Schon auf dem Werbeflyer haben die Gründerväter des Vereins einen bunten Strauss von Vereinszielen präsentiert. Schnell sei aber  an der Gründungsversammlung klar geworden, so das BT, dass der Verein vor allem ein Ziel verfolge: «Der Verein will die Revision der Bau- und Nutzungsordnung (BNO) verhindern.» Ob der Verein wirklich aufs Ganze gehen wird?

Jedenfalls bietet sich der Verein all jenen als Sammelbecken an, die aus persönlichen Interessen mit gewissen Bestimmungen in der BNO (an der von Fachplanern und einer Kommission jahrelang gefeilt wurde)  hadern.  Oder die sonst das Gefühl haben, sie fänden mit ihren Anliegen im Gemeindehaus zu wenig Gehör.

Man hört, an der Versammlung seien durchaus mehrere kritische Voten zu hören gewesen. Nicht bloss jenes von Ex-Gemeinderat Markus Hugi, der im BT ausgiebig zitiert wurde.

Dem  verbreiteten Anliegen, die Einwohnerzahl nur moderat wachsen zu lassen, kam der Gemeinderat schon vor Beginn der BNO-Totalrevision weit entgegen. Er legte für 2030 eine Zielgrösse von 7300 Einwohnern fest. Die Verdichtungsvorgaben des Kantons (90 Personen pro Hektare bei Neubauten)  hätten eigentlich nach einer höheren Zielgrösse gerufen. Einige Tricks sollten es richten. Doch  der erste zur Vorprüfung nach Aarau geschickte BNO-Entwurf  wurde zurückgewiesen. Im zweiten Anlauf   könnte es nun klappen. Vorausgesetzt die Umzonungen, die offenbar in der neuen BNO geplant sind, werden erfolgen.

Zwei Umzonungen passen dem neue Verein  nicht. Erstens jene des noch unbebauten Gebietes «Im Grund» hinter dem Steinhof von der Gewerbe- in eine Wohnzone. Und zweitens die Umzonung des «Rosenfelds» zwischen reformierter Kirche und Schulstrasse von der Zone für öffentliche Bauten in eine Wohnzone (eine Kirchgemeindeversammlung hat sich allerdings gegen eine Überbauung ihres Landstücks ausgesprochen).
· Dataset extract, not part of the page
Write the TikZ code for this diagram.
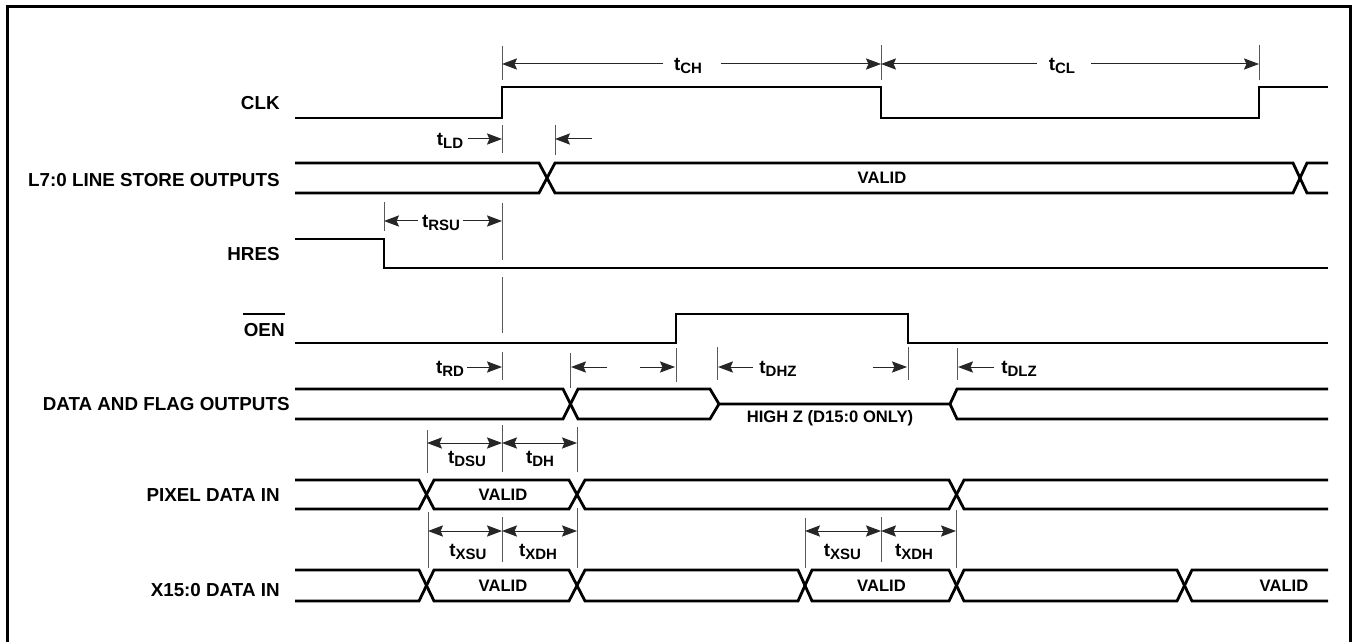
\documentclass[tikz,border=0pt]{standalone}
\usepackage{fontspec}
\setmainfont{Liberation Sans}
\usetikzlibrary{arrows.meta}
\newcommand\tlab[1]{t\raisebox{-1.7pt}{\fontsize{7.5}{8}\selectfont #1}}
\begin{document}
\begin{tikzpicture}[x=0.5pt,y=-0.5pt,
  sig/.style={line width=1.4pt, line join=miter, line cap=butt},
  arr/.style={line width=0.5pt, draw=black!85, -{Stealth[length=7.5pt,width=5.6pt,inset=1.2pt]}},
  dboth/.style={line width=0.5pt, draw=black!85, {Stealth[length=7.5pt,width=5.6pt,inset=1.2pt]}-{Stealth[length=7.5pt,width=5.6pt,inset=1.2pt]}},
  tickline/.style={line width=0.5pt, draw=black!65},
  lbl/.style={font=\fontsize{9.4}{11}\selectfont\bfseries, anchor=east, inner sep=0pt},
  tlbl/.style={font=\fontsize{9.4}{11}\selectfont\bfseries, inner sep=0pt, anchor=base},
  vlbl/.style={font=\fontsize{8.3}{10}\selectfont\bfseries, inner sep=0pt}]
\useasboundingbox (0,0) rectangle (1356,642);
% frame
\draw[line width=1.5pt] (7,642) -- (7,7) -- (1350,7) -- (1350,642);

% left labels
\node[lbl] (lclk) at (280,103) {CLK};
\node[lbl] (ll7) at (280,180.5) {L7:0 LINE STORE OUTPUTS};
\node[lbl] (lhres) at (280,254) {HRES};
\node[lbl] (loen) at (285,330) {OEN};
\draw[line width=0.8pt] (loen.west |- 0,314) -- (loen.east |- 0,314);
\node[lbl] (ldfo) at (290,404) {DATA AND FLAG OUTPUTS};
\node[lbl] (lpix) at (280,495) {PIXEL DATA IN};
\node[lbl] (lx15) at (280,590) {X15:0 DATA IN};

% CLK
\draw[sig] (295,118) -- (502,118) -- (502,87) -- (881,87) -- (881,118) -- (1259,118) -- (1259,87) -- (1328,87);
% L7:0
\draw[sig] (295,163) -- (539,163) -- (555,193) -- (1293,193) -- (1307,163) -- (1328,163);
\draw[sig] (295,193) -- (539,193) -- (555,163) -- (1293,163) -- (1307,193) -- (1328,193);
\node[vlbl] (v1) at (882,178) {VALID};
% HRES
\draw[sig] (295,239) -- (384,239) -- (384,268) -- (1328,268);
% OEN
\draw[sig] (295,343) -- (676,343) -- (676,314) -- (908,314) -- (908,343) -- (1328,343);
% DATA AND FLAG
\draw[sig] (295,389) -- (563,389) -- (578,419) -- (710,419) -- (719,404);
\draw[sig] (295,419) -- (563,419) -- (578,389) -- (710,389) -- (719,404) -- (950,404) -- (957,389) -- (1328,389);
\draw[sig] (950,404) -- (957,419) -- (1328,419);
\node[vlbl] (hz) at (830,418) {HIGH Z (D15:0 ONLY)};
% PIXEL DATA IN
\draw[sig] (295,480) -- (419,480) -- (434,509) -- (569,509) -- (585,480) -- (949,480) -- (964,509) -- (1328,509);
\draw[sig] (295,509) -- (419,509) -- (434,480) -- (569,480) -- (585,509) -- (949,509) -- (964,480) -- (1328,480);
\node[vlbl] (v2) at (503,495) {VALID};
% X15:0 DATA IN
\draw[sig] (295,570) -- (419,570) -- (434,601) -- (569,601) -- (585,570) -- (798,570) -- (812,601) -- (949,601) -- (964,570) -- (1177,570) -- (1192,601) -- (1328,601);
\draw[sig] (295,601) -- (419,601) -- (434,570) -- (569,570) -- (585,601) -- (798,601) -- (812,570) -- (949,570) -- (964,601) -- (1177,601) -- (1192,570) -- (1328,570);
\node[vlbl] (v3) at (503,586) {VALID};
\node[vlbl] (v4) at (881.5,586) {VALID};
\node[vlbl] (v5) at (1284,586) {VALID};

% tCH / tCL
\draw[tickline] (502,46) -- (502,80);
\draw[tickline] (881,45) -- (881,80);
\draw[tickline] (1259,45) -- (1259,80);
\draw[arr] (663,64) -- (502,64);
\draw[arr] (721,64) -- (881,64);
\node[tlbl] (tch) at (688,70.5) {\tlab{CH}};
\draw[arr] (1037,64) -- (881,64);
\draw[arr] (1091,64) -- (1259,64);
\node[tlbl] (tcl) at (1062,70.5) {\tlab{CL}};

% tLD
\draw[tickline] (502,125) -- (502,153);
\draw[tickline] (555,125) -- (555,155);
\draw[arr] (468,139) -- (502,139);
\draw[arr] (592,139) -- (555,139);
\node[tlbl] (tld) at (450,145.5) {\tlab{LD}};

% tRSU
\draw[tickline] (384,202) -- (384,231);
\draw[tickline] (502,203) -- (502,260);
\draw[tickline] (502,277) -- (502,333);
\draw[arr] (418,221) -- (384,221);
\draw[arr] (463,221) -- (502,221);
\node[tlbl] (trsu) at (441,227.5) {\tlab{RSU}};

% tRD
\draw[tickline] (502,352) -- (502,380);
\draw[arr] (467,367) -- (502,367);
\node[tlbl] (trd) at (450,373.5) {\tlab{RD}};

% OEN -> data enable
\draw[tickline] (570,353) -- (570,388);
\draw[tickline] (676,348) -- (676,382);
\draw[arr] (607,367) -- (571,367);
\draw[arr] (640,367) -- (675,367);

% tDHZ
\draw[tickline] (717,347) -- (717,380);
\draw[tickline] (908,347) -- (908,380);
\draw[arr] (753,367) -- (718,367);
\draw[arr] (873,367) -- (907,367);
\node[tlbl] (tdhz) at (778,373.5) {\tlab{DHZ}};

% tDLZ
\draw[tickline] (957,348) -- (957,380);
\draw[arr] (994,367) -- (958,367);
\node[tlbl] (tdlz) at (1019,373.5) {\tlab{DLZ}};

% tDSU / tDH
\draw[tickline] (427,430) -- (427,473);
\draw[tickline] (502,425) -- (502,472);
\draw[tickline] (577,427) -- (577,472);
\draw[dboth] (427,443) -- (502,443);
\draw[dboth] (502,443) -- (577,443);
\node[tlbl] (tdsu) at (467,463) {\tlab{DSU}};
\node[tlbl] (tdh) at (540,463) {\tlab{DH}};

% tXSU / tXDH (left)
\draw[tickline] (428,512) -- (428,568);
\draw[tickline] (502,517) -- (502,562);
\draw[tickline] (577,508) -- (577,568);
\draw[dboth] (428,531) -- (502,531);
\draw[dboth] (502,531) -- (577,531);
\node[tlbl] (txsu1) at (468,556) {\tlab{XSU}};
\node[tlbl] (txdh1) at (538,556) {\tlab{XDH}};

% tXSU / tXDH (right)
\draw[tickline] (805,518) -- (805,568);
\draw[tickline] (881,517) -- (881,562);
\draw[tickline] (956,510) -- (956,568);
\draw[dboth] (805,531) -- (881,531);
\draw[dboth] (881,531) -- (956,531);
\node[tlbl] (txsu2) at (842.5,556) {\tlab{XSU}};
\node[tlbl] (txdh2) at (914,556) {\tlab{XDH}};
\end{tikzpicture}
\end{document}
Beim grösseren Areal «Im Grund» scheint mir ein Verzicht auf die Umzonung riskant und wenig sachgerecht. Im Tägerhard ist ein neues Gewerbegebiet entstanden, das für diesen Zweck viel besser geeignet ist. Bleibt das Areal «Im Grund» in der Gewerbezone, so könnte es weiterhin auch  mit Gewerbebauten überstellt werden. Dann wäre für Generationen eine der besten Lagen in Würenlos fürs Wohnen verloren. Keine Umzonung –eine Eselei.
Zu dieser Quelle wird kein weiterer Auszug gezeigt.